Prism 6.0 User's Guide

Data Collection.

In our CFD example, we first run the benchmark using these environment variable settings

% setenv MPI_SPIN 1
% setenv MPI_PROCBIND 1 

These settings are appropriate for achieving good performance for a dedicated Sun MPI job. See the Sun MPI 4.0 Programming and Reference Guide for more information about using Sun MPI environment variables for high performance. These environment variables are specific to Sun MPI programs. They have no direct effect on Prism.


Note -

No special compilation or linking is required to use Prism's MPI performance analysis.

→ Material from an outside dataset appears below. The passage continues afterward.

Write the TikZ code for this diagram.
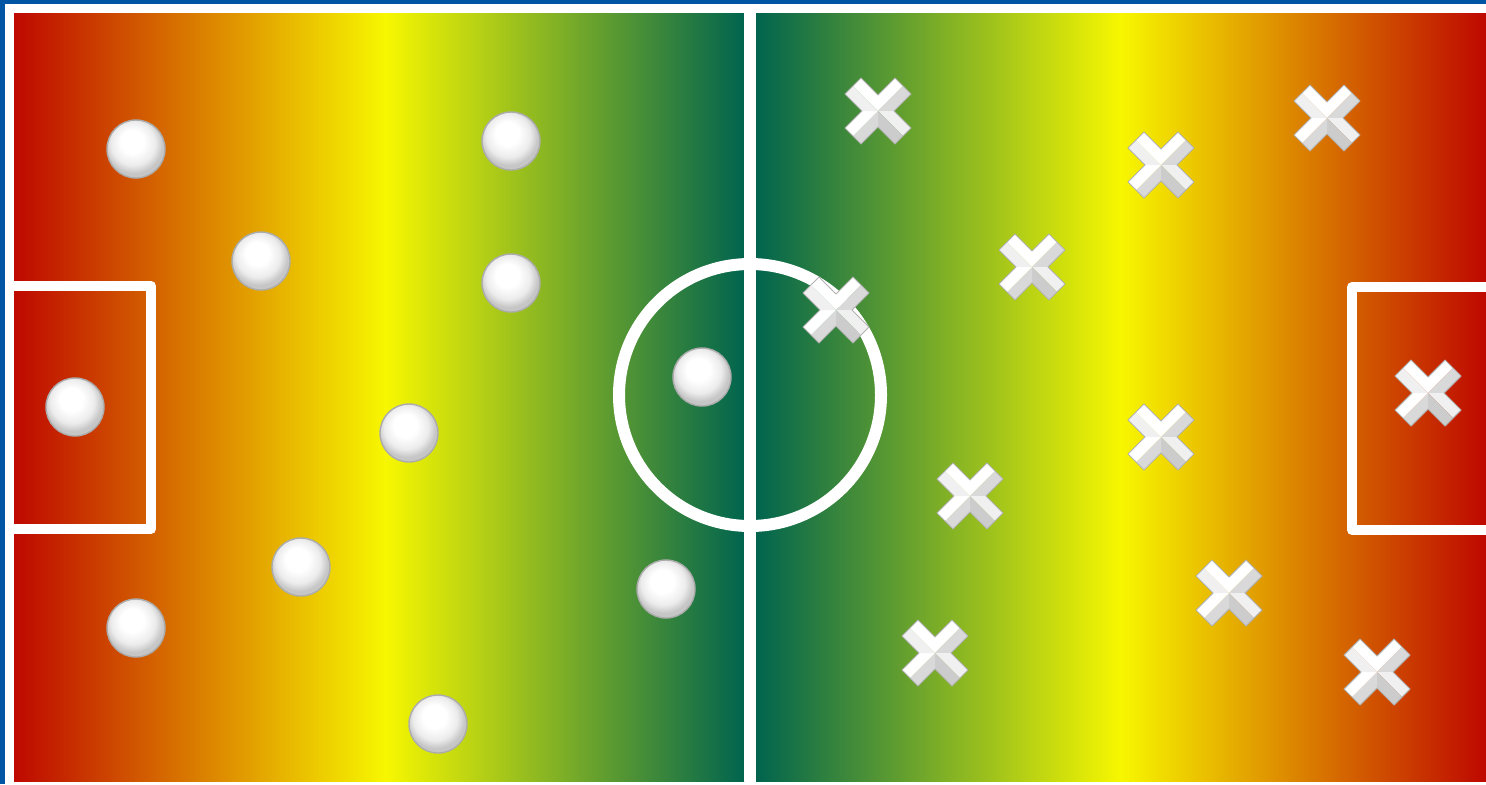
\documentclass[tikz,border=0pt]{standalone}
\definecolor{pitchred}{HTML}{BE0800}
\definecolor{pitchyellow}{HTML}{F7F700}
\definecolor{pitchgreen}{HTML}{00644E}
\definecolor{frameblue}{HTML}{0055A4}
\pgfdeclareradialshading{pearl}{\pgfpoint{-4bp}{8bp}}{color(0bp)=(white); color(10bp)=(white); color(19bp)=(gray!15); color(25bp)=(gray!45); color(50bp)=(gray!45)}
\tikzset{
  pitchline/.style={white, line width=6pt},
  boxline/.style={white, line width=5pt, line join=round},
  playerO/.pic={
    \shade[shading=pearl] (0,0) circle (29);
    \draw[gray!65, line width=0.7pt] (0,0) circle (29);
  },
  playerX/.pic={
    % facets, light from the top
    \fill[white]   (0,0) -- (0,-16) -- (17,-33) -- (25,-25) -- cycle;
    \fill[gray!30] (0,0) -- (25,-25) -- (33,-17) -- (16,0) -- cycle;
    \fill[gray!12] (0,0) -- (16,0) -- (33,17) -- (25,25) -- cycle;
    \fill[gray!40] (0,0) -- (25,25) -- (17,33) -- (0,16) -- cycle;
    \fill[gray!30] (0,0) -- (0,16) -- (-17,33) -- (-25,25) -- cycle;
    \fill[white]   (0,0) -- (-25,25) -- (-33,17) -- (-16,0) -- cycle;
    \fill[gray!12] (0,0) -- (-16,0) -- (-33,-17) -- (-25,-25) -- cycle;
    \fill[white]   (0,0) -- (-25,-25) -- (-17,-33) -- (0,-16) -- cycle;
    \draw[gray!60, line width=0.5pt, line join=round] (-17,-33) -- (0,-16) -- (17,-33) -- (33,-17) -- (16,0) -- (33,17)
      -- (17,33) -- (0,16) -- (-17,33) -- (-33,17) -- (-16,0) -- (-33,-17) -- cycle;
  }
}
\begin{document}
\begin{tikzpicture}[x=0.5pt, y=-0.5pt]
    \useasboundingbox (0,0) rectangle (1486,784);
    % Frame
    \fill[white] (0,0) rectangle (1486,784);
    \fill[frameblue] (0,0) rectangle (1486,4);
    \fill[frameblue] (0,0) rectangle (5,784);
    % Field shading, left and right half
    \shade[left color=pitchred, right color=pitchyellow] (14,13) rectangle (386,781);
    \shade[left color=pitchyellow, right color=pitchgreen] (385,13) rectangle (744,781);
    \shade[left color=pitchgreen, right color=pitchyellow] (756,13) rectangle (1121,781);
    \shade[left color=pitchyellow, right color=pitchred] (1120,13) rectangle (1486,781);
    % Halfway line and centre circle
    \coordinate (kickoff) at (750,395);
    \coordinate (midtop) at (750,13);
    \coordinate (midbot) at (750,781);
    \draw[pitchline] (midtop) -- (midbot);
    \draw[pitchline] (kickoff) circle (131);
    % Penalty boxes
    \draw[boxline] (14,286) -- (151,286) -- (151,529) -- (14,529);
    \draw[boxline] (1486,287) -- (1352,287) -- (1352,530) -- (1486,530);
    % Home side
    \foreach \x/\y in {136/149, 261/261, 511/141, 511/283, 75/407, 409/433,
                       702/377, 301/567, 136/628, 666/589, 438/724}
        \pic at (\x,\y) {playerO};
    % Away side
    \foreach \x/\y in {878/111, 1327/118, 1161/165, 1032/267, 836/310, 1428/393,
                       1161/437, 970/496, 1229/593, 935/653, 1377/672}
        \pic at (\x,\y) {playerX};
\end{tikzpicture}
\end{document}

The benchmark was run under Prism on a single, shared-memory node using 25 processes with the command:

% prism -n 25 a.out

The -n argument to Prism must be specified even if only one process is used. The run took 146 seconds to complete.

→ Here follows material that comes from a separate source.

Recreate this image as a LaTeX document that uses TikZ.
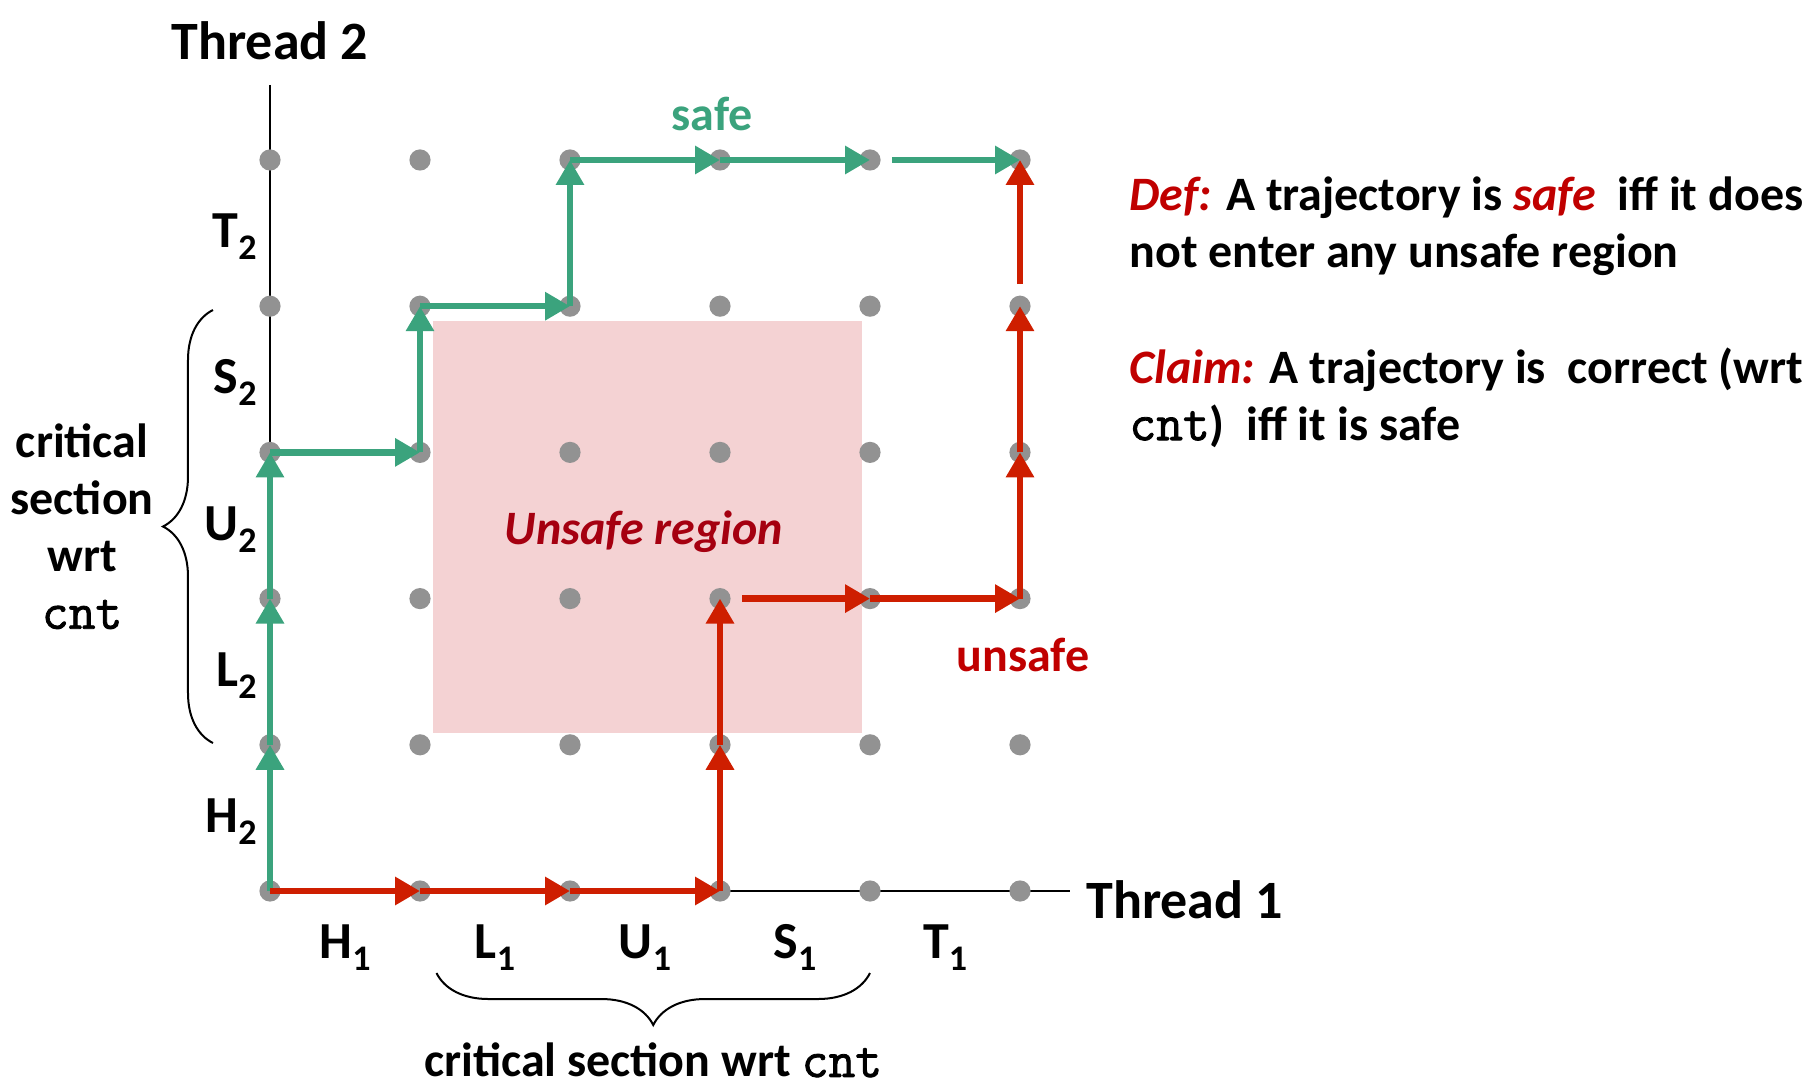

To Collect Performance Data:
  1. Click on Collection (from the Performance menu).

  2. Click on Run (from the Execute menu).

  3. Click on Display TNF Data (from the Performance menu).

The tnfview timeline window will appear. The horizontal axis shows time, in milliseconds. The vertical axis shows MPI process rank. For single-threaded multi-process programs, the virtual thread ID is the same as the MPI rank of each process.

Figure 7-1 The Timeline View of TNF Probes.

Graphic

TNF trace data files are wraparound trace buffers of prescribed size. For that reason, if a lot of data is recorded, new events will overwrite older ones. For example, Figure 7-1 shows 3 iterations over roughly 2 seconds. Meanwhile, the benchmark has 200 iterations and took roughly 146 seconds, indicating that only 1/70 of the events are being represented. This is sufficient for our purposes since the last iterations are representative of the whole run. For further information about buffer wraparound, see "Coping With Buffer Wraparound".